Живая вода - страница 8



Ведь колдунью никто не видел много лет. А на портретах, которые она заказывала подкупленным художникам, на зрителей глядела великолепная молодая волшебница – с мудрыми нежными глазами, огненно-рыжими волосами, похожими на лесной пожар, чистой и ровной кожей, будто гладь молока в стакане…

«Замок большой, одной мне с ним не справиться, – подумала Джорджиана. – Нужно нанять служанку!» Но, взглянув на плавающие в ванне лепестки алой розы, решила: это не обязательно.

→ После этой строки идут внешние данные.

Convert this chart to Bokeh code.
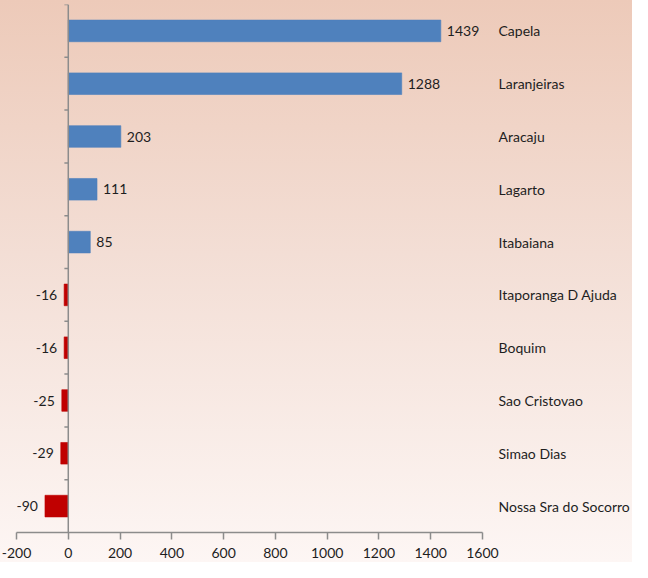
from bokeh.plotting import figure
from bokeh.models import (FactorRange, Range1d, Span, ColumnDataSource,
                          FixedTicker, LabelSet, CustomJSTickFormatter)
from bokeh.transform import dodge
from bokeh.core.properties import value
from bokeh.embed import file_html
from bokeh.resources import INLINE

cities = ["Capela", "Laranjeiras", "Aracaju", "Lagarto", "Itabaiana",
          "Itaporanga D Ajuda", "Boquim", "Sao Cristovao", "Simao Dias",
          "Nossa Sra do Socorro"]
values = [1439, 1288, 203, 111, 85, -16, -16, -25, -29, -90]
x_ticks = [-200, 0, 200, 400, 600, 800, 1000, 1200, 1400, 1600]

FONT = "Lato"
BLUE = "#4F81BD"
RED = "#C00000"
AXIS = "#8C8C8C"
TXT = "#1E1E1E"

colors = [BLUE if v >= 0 else RED for v in values]
pos_labels = [str(v) if v >= 0 else "" for v in values]
neg_labels = [str(v) if v < 0 else "" for v in values]

src = ColumnDataSource(dict(city=cities, val=values, color=colors,
                            pos=pos_labels, neg=neg_labels))

p = figure(width=632, height=562,
           y_range=FactorRange(factors=cities[::-1]),
           x_range=Range1d(x_ticks[0], x_ticks[-1]),
           output_backend="svg", toolbar_location=None,
           y_axis_location="right",
           min_border_left=16, min_border_right=140,
           min_border_top=4, min_border_bottom=30)

p.background_fill_alpha = 0
p.border_fill_alpha = 0
p.styles = {"background": "linear-gradient(to bottom, #EDCAB9 0%, #F3DED5 45%, #FDF6F4 100%)"}
p.outline_line_color = None
p.xgrid.grid_line_color = None
p.ygrid.grid_line_color = None

p.hbar(y="city", left=0, right="val", height=0.41, fill_color="color",
       line_color="color", line_alpha=0.6, source=src)

# value labels
p.add_layout(LabelSet(x="val", y="city", text="pos", x_offset=6,
                      text_align="left", text_baseline="middle",
                      text_font=value(FONT), text_font_size="14px",
                      text_color=TXT, source=src))
p.add_layout(LabelSet(x="val", y="city", text="neg", x_offset=-7,
                      text_align="right", text_baseline="middle",
                      text_font=value(FONT), text_font_size="14px",
                      text_color=TXT, source=src))

# vertical axis at zero with category boundary ticks
p.add_layout(Span(location=0, dimension="height", line_color=AXIS, line_width=1.5))
p.segment(x0=-15, x1=0, y0=dodge("city", 0.5, range=p.y_range),
          y1=dodge("city", 0.5, range=p.y_range), line_color=AXIS,
          line_width=1.5, source=src)

# bottom axis
xa = p.xaxis[0]
xa.ticker = FixedTicker(ticks=x_ticks)
xa.formatter = CustomJSTickFormatter(code="return tick.toFixed(0);")
xa.axis_line_color = AXIS
xa.axis_line_width = 1.5
xa.major_tick_line_color = AXIS
xa.major_tick_line_width = 1.5
xa.major_tick_in = 0
xa.major_tick_out = 7
xa.minor_tick_line_color = None
xa.major_label_standoff = 8
xa.major_label_text_font = FONT
xa.major_label_text_font_size = "14px"
xa.major_label_text_color = TXT

# right category labels
ya = p.yaxis[0]
ya.axis_line_color = None
ya.major_tick_line_color = None
ya.minor_tick_line_color = None
ya.major_label_standoff = 10
ya.major_label_text_font = FONT
ya.major_label_text_font_size = "14px"
ya.major_label_text_color = TXT

open("out.html", "w").write(file_html(p, INLINE))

Анна и рождественский ангел

Снежинки кружились за окном, сияя, как маленькие звездочки. Анна вздохнула. Рождество встречать было негде и не с кем: единственный сын уехал вместе с невестой далеко-далеко, в блестящую Москву. С родителями? Так снова начнутся расспросы: «Не пора ли тебе, Анна, найти новую любовь? А может, есть кто-то, но ты от нас скрываешь? Так не таись, пожалуйста, ты – девочка взрослая, мы все поймем». С подругами? Та же история! Начнут вздыхать, давать непрошеные советы. И как им объяснить, что ей никто не нужен после ее Олега? Прошло уже пять лет, но до сих пор при упоминании его имени у нее стоит ком в горле. Когда Аня представляла, что кто-то другой займет его место, будет сидеть в его кресле, смотреть его телевизор, наденет его тапочки, возьмет его кружку, ее начинало трясти. Ей не хотелось ни свиданий, ни новой «притирки» к чужому, непонятному человеку. Анна вздохнула и включила телевизор. Какая-то певичка извивалась под музыку. Пела вроде по-русски, а так, что ни слова не разберешь. В Анины времена такого не было.

«Вот и вся жизнь пронеслась», – подумала женщина, зажигая праздничную свечу, и положила себе ложечку крабового салата. Зачем столько приготовила? Все равно к ней никто не придет. У нее была хорошая, насыщенная жизнь. Она работала учительницей литературы, старалась вести урок так, чтобы дети его любили. Иногда даже (Аня вспомнила это с улыбкой) исключала некоторые особо сложные произведения из программы и давала что-то попроще, потеплее, поближе ребятам. А как они обменивались с девочками книгами! Те приносили ей свои любимые, а Аня взамен – свои! Многие потом признавались, что только из-за нее и полюбили читать. Все выросли, стали чужими, непонятными ей блогерами. О старой учительнице вспоминали редко.

Она была мамой для Лёшеньки. Все для него, кровиночки, делала, и когда повзрослевший мужчина, в котором она с трудом узнавала своего мальчика, заявил, что ему нужно ехать в Москву – только там, мол, могут исполниться его мечты, – Аня не проронила ни слезинки, не сказала ни слова, только обняла его крепко-крепко и пожелала удачи. Слезы были потом, когда никто не видел. Она плакала не переставая два месяца. С работы шла – плакала, из магазина – плакала.

Один лишь муж Олежка остался с ней. Они были вместе со школы, она любила его до одури, ее бросало в дрожь от одного его взгляда. (Умеют ли сейчас так любить?) За годы их когда-то страстная любовь отполировалась до состояния нежной, всепонимающей дружбы. А потом и Олежки не стало… Аня мотнула головой, пытаясь вытряхнуть непрошеные воспоминания. Она помнила то утро до пугающих мелочей: ее Олежка встал, с удовольствием съел приготовленную Аней яичницу, выпил чаю, потянулся и умер. Анна кинулась к нему, не веря, что так может быть, – не в каком-то дурном фарсе, а в реальной жизни. Она не верила даже тогда, когда равнодушный врач вынес свое заключение.